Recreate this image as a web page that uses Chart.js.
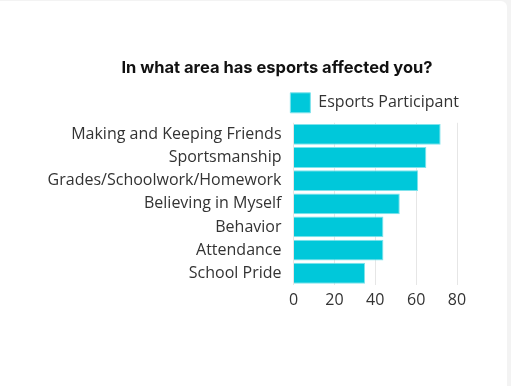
<!DOCTYPE html>
<html>
<head>
<meta charset="utf-8">
<script src="https://cdn.jsdelivr.net/npm/chart.js@4"></script>
<style>
  html, body { margin: 0; padding: 0; background: #f3f3f3; }
  #card { position: absolute; left: 0; top: 1px; width: 507px; height: 385px; background: #fff; border-top-right-radius: 6px; }
</style>
</head>
<body>
<div id="card"><canvas id="esportsChart" width="507" height="385"></canvas></div>
<script>
const categories = ["Making and Keeping Friends", "Sportsmanship", "Grades/Schoolwork/Homework", "Believing in Myself", "Behavior", "Attendance", "School Pride"];
const participantValues = [72, 65, 61, 52, 44, 44, 35];
const xTicks = [0, 20, 40, 60, 80];

const barColor = "#00c8da";
const labelFont = "'Open Sans', sans-serif";

// long category labels draw left of the y axis box, legend sits a bit further right
const layoutTweaks = {
    id: "layoutTweaks",
    afterLayout: function (chart) {
        chart.scales.y.left = 0;
        chart.legend.left += 12;
        chart.legend.right += 12;
    }
};

new Chart("esportsChart", {
    type: "bar",
    data: {
        labels: categories,
        datasets: [{
            label: "Esports Participant",
            data: participantValues,
            backgroundColor: barColor,
            borderColor: "#7fe3ec",
            borderWidth: 1,
            barPercentage: 0.9,
            categoryPercentage: 1
        }]
    },
    plugins: [layoutTweaks],
    options: {
        indexAxis: "y",
        responsive: false,
        animation: false,
        layout: { padding: { left: 97, right: 50, top: 0, bottom: 70 } },
        plugins: {
            title: {
                display: true,
                text: "In what area has esports affected you?",
                color: "#111",
                font: { family: "Inter, sans-serif", size: 16.5, weight: "bold" },
                padding: { top: 57, bottom: 5 }
            },
            legend: {
                display: true,
                align: "end",
                labels: {
                    boxWidth: 20,
                    boxHeight: 20,
                    color: "#333",
                    font: { family: labelFont, size: 16 }
                }
            },
            tooltip: { enabled: false }
        },
        scales: {
            x: {
                min: 0,
                max: 80,
                afterBuildTicks: function (axis) {
                    axis.ticks = xTicks.map(v => ({ value: v }));
                },
                grid: { color: "#e6e6e6", drawTicks: false },
                border: { display: false },
                ticks: { color: "#333", padding: 6, font: { family: labelFont, size: 16 } }
            },
            y: {
                afterFit: function (axis) { axis.width = 196.5; },
                grid: { display: false, drawTicks: false },
                border: { display: false },
                ticks: { color: "#333", padding: 12, font: { family: labelFont, size: 16 } }
            }
        }
    }
});
</script>
</body>
</html>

▸ **EXERCISE DIRECTIONS**:
Skip the pictures, then retype every line above exactly.

▸ **EXERCISE OUTPUT**:
Recreate this image as a web page that uses Chart.js.
<!DOCTYPE html>
<html>
<head>
<meta charset="utf-8">
<script src="https://cdn.jsdelivr.net/npm/chart.js@4"></script>
<style>
  html, body { margin: 0; padding: 0; background: #f3f3f3; }
  #card { position: absolute; left: 0; top: 1px; width: 507px; height: 385px; background: #fff; border-top-right-radius: 6px; }
</style>
</head>
<body>
<div id="card"><canvas id="esportsChart" width="507" height="385"></canvas></div>
<script>
const categories = ["Making and Keeping Friends", "Sportsmanship", "Grades/Schoolwork/Homework", "Believing in Myself", "Behavior", "Attendance", "School Pride"];
const participantValues = [72, 65, 61, 52, 44, 44, 35];
const xTicks = [0, 20, 40, 60, 80];

const barColor = "#00c8da";
const labelFont = "'Open Sans', sans-serif";

// long category labels draw left of the y axis box, legend sits a bit further right
const layoutTweaks = {
    id: "layoutTweaks",
    afterLayout: function (chart) {
        chart.scales.y.left = 0;
        chart.legend.left += 12;
        chart.legend.right += 12;
    }
};

new Chart("esportsChart", {
    type: "bar",
    data: {
        labels: categories,
        datasets: [{
            label: "Esports Participant",
            data: participantValues,
            backgroundColor: barColor,
            borderColor: "#7fe3ec",
            borderWidth: 1,
            barPercentage: 0.9,
            categoryPercentage: 1
        }]
    },
    plugins: [layoutTweaks],
    options: {
        indexAxis: "y",
        responsive: false,
        animation: false,
        layout: { padding: { left: 97, right: 50, top: 0, bottom: 70 } },
        plugins: {
            title: {
                display: true,
                text: "In what area has esports affected you?",
                color: "#111",
                font: { family: "Inter, sans-serif", size: 16.5, weight: "bold" },
                padding: { top: 57, bottom: 5 }
            },
            legend: {
                display: true,
                align: "end",
                labels: {
                    boxWidth: 20,
                    boxHeight: 20,
                    color: "#333",
                    font: { family: labelFont, size: 16 }
                }
            },
            tooltip: { enabled: false }
        },
        scales: {
            x: {
                min: 0,
                max: 80,
                afterBuildTicks: function (axis) {
                    axis.ticks = xTicks.map(v => ({ value: v }));
                },
                grid: { color: "#e6e6e6", drawTicks: false },
                border: { display: false },
                ticks: { color: "#333", padding: 6, font: { family: labelFont, size: 16 } }
            },
            y: {
                afterFit: function (axis) { axis.width = 196.5; },
                grid: { display: false, drawTicks: false },
                border: { display: false },
                ticks: { color: "#333", padding: 12, font: { family: labelFont, size: 16 } }
            }
        }
    }
});
</script>
</body>
</html>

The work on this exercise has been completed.